The complaints in the three actions are captioned "for trespass and conversion," and allege that Easy Method and Umstott on or about the particular dates seized and converted plaintiffs' automobiles to their own use. The only evidence in the record to sustain a finding that Easy Method or Umstott seized the automobiles is the testimony of Walker to the effect that Umstott told him that he (Umstott) had not taken the cars, but that his (Umstott's) man had done so. In addition there is the fact that on the day before plaintiff Thomas' car was taken from his possession he received a registered letter, return receipt requested and instructions to show address where delivered, bearing Umstott's name as return addressee at the address of Easy Method. Umstott did not testify and Knight, the officer who testified for Easy Method, denied any knowledge of who returned the automobiles or who caused their return. On this state of the evidence the trial court held that plaintiffs had not sustained their burden of proof that defendants had seized the automobiles.

The question remains, however, whether plaintiffs proved conversion of their automobiles. We think they did. The plaintiffs were bona fide purchasers of the automobiles. They purchased for value and without notice of any limitation on the property interest or authority to sell in Walker. They purchased from an established dealer in used automobiles at his regular place of business and from an advertised display stock of used automobiles. There were no circumstances to put them on notice to inquire into the authority or title of Walker.

*927 The law is well settled in the District of Columbia that if an owner[1] of chattels stands by and permits another, particularly a licensed dealer in such chattels, to hold himself out to the world as owner, to treat the goods as his own, to place them with similar goods in a public showroom and to offer them for sale to the public, he will be estopped by his conduct from asserting his ownership against a purchaser for value and without notice.[2]

The evidence is uncontradicted that Easy Method, knowing of the sales to the plaintiffs, having regained possession of the cars, retained them and subsequently disposed of them.
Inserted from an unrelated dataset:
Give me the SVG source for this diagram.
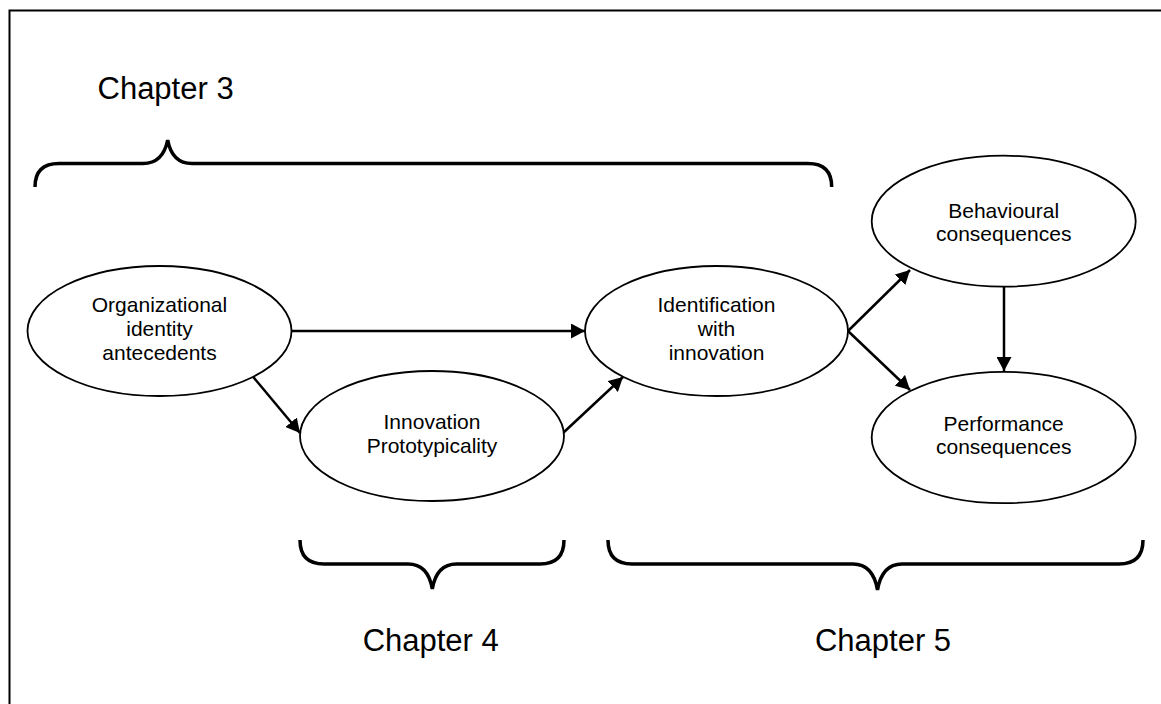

We hold that plaintiffs, by estoppel, acquired a superior right to possession of the automobiles and that the acts of Easy Method constituted conversion for which plaintiffs are entitled to recover.

Although the complaints are framed on the theory of trespass rather than trover, the pleadings should be construed so as to do substantial justice. Municipal Court Civil Rule 8(f). If the pleadings did not conform to the evidence as presented, they could have been amended to so conform, but lack of amendment does not affect the result. Municipal Court Civil Rule 15(b). We conclude that although the evidence proved neither a trespass nor a conversion by Umstott, and no trespass by Easy Method, it did establish a conversion by Easy Method.

The complaints sought punitive damages for the trespass, but since no trespass was found no punitive damages are recoverable.

As to the defendant Umstott, the judgments are affirmed.

As to the defendant Easy Method Auto Driver Training School, Inc., the judgments are reversed and the cases remanded to the trial court to determine compensatory damages and to enter judgments therefor in favor of the plaintiffs.

NOTES

[1] "Owner" we define as one having the beneficial use and possession of the chattel. In this case there was considerable evidence as to the exact registration title of the automobiles, but as to the parties here we consider this immaterial.

[2] Associates Discount Corporation v. Hardesty, 74 App.D.C. 44, 122 F.2d 18; Fogle v. General Credit, 74 App.D.C. 208, 122 F.2d 45, 136 A.L.R. 814.